Search code examples
regexpowershellsubstringtext-parsing

How to extract a substring from an EDL line, between 2 sequences of characters


With Powershell, I want to extract from a video markers EDL file (Edit Decision List), the content related the Marker name. Here an example of an EDL line

 |C:ResolveColorBlue |M:The Importance of Planning and Preparedness |D:1

I want all what's contained after |M: and before |D: and assign it to a variable.

I applied Regex

$MarkerName = [regex]::Match($line, '[^|M:]+(?= |D:)').Value

In my mind it should extract all what's included between |M: and |D:

I saw an example here https://collectingwisdom.com/powershell-substring-after-character/

No it doesn't. It extracts ResolveColorBlue and nothing else.

Io also tried to apply what's int here

powershell extract text between two strings

But it deosn't work. It's referred to a file, while I have already elaborated all the file content to get my string I need to filter

Where am I wrong please?


Solution

  • Your pattern, [^|M:]+(?= |D:), matches like this:

    • [^|M:]+ - one or more occurrences (+) of any characters but | and M ([^|M:], a negated character class)
    • (?= |D:) - that is immediately followed with either a space or D:.

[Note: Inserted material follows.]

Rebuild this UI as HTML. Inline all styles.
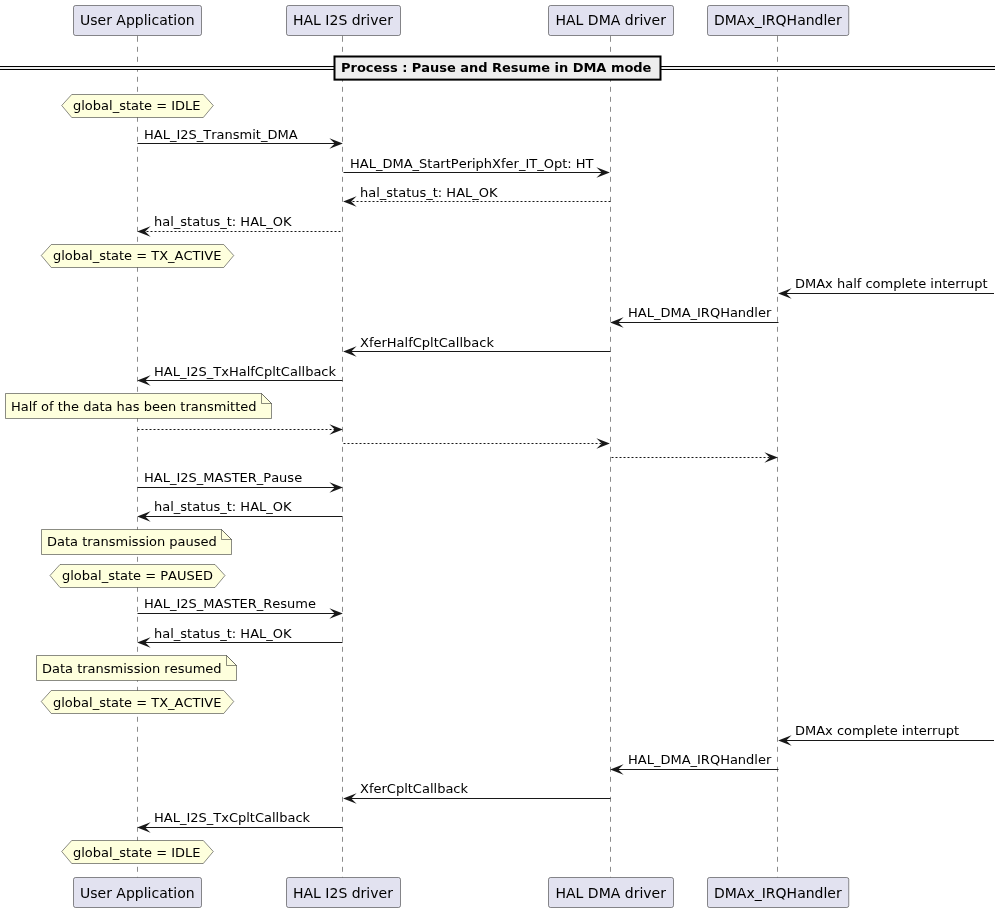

    As you see here (mind the selected .NET regex engine on the left!), the match is really ResolveColorBlue as the matching can start after the first : as there is no : and | until the first space, and then it matches till the first whitespace since right after it there is a | char and it cannot be matched with [^|M]. You can see for yourself how the regex engine processes the string at regex101.com:

    enter image description here

    Use

    (?<=\|M:).*?(?=\|D:)
    

    Or, to trim any whitespaces from the match with the regex itself:

    (?<=\|M:\s*).*?(?=\s*\|D:)
    

    This regex (see its demo) extracts strings between |M and |D:.

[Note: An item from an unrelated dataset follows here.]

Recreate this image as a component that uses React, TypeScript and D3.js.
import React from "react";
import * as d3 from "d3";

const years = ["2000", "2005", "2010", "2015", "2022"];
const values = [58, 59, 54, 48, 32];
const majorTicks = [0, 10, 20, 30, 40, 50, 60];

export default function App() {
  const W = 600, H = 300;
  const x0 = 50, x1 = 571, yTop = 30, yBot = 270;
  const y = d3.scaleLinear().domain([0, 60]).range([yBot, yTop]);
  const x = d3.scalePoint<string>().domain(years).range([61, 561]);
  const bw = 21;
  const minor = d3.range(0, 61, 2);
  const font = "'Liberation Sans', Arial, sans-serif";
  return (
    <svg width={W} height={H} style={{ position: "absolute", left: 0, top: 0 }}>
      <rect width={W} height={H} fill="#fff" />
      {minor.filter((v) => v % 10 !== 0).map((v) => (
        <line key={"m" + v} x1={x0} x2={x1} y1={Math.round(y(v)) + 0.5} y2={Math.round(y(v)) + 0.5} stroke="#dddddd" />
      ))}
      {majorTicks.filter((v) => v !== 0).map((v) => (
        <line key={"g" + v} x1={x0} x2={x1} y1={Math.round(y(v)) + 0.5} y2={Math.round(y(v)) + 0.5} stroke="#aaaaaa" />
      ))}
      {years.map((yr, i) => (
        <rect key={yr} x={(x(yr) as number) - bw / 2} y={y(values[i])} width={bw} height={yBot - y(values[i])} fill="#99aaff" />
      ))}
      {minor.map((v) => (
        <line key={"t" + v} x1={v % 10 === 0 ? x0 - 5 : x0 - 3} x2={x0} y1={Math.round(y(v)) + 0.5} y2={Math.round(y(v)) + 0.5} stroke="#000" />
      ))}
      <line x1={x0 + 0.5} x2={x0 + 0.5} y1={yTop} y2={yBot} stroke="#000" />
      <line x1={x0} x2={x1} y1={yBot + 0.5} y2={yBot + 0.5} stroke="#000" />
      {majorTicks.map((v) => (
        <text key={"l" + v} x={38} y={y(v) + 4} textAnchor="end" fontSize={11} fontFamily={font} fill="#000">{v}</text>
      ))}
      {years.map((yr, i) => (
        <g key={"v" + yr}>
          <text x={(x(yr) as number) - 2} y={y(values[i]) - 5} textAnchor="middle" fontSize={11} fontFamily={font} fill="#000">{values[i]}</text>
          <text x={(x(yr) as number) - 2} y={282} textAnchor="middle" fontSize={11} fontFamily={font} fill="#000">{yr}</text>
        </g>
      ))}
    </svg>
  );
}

    The pipe must be escaped to match a literal | char.

    More details:

    • (?<=\|M:\s*) - a positive lookbehind that matches a location that is immediately preceded with |M: and any zero or more whitespaces
    • .*? - any zero or more chars other than newline as few as possible
    • (?=\s*\|D:) - a positive lookahead that matches a location that is immediately followed with any zero or more whitespaces and then |D:.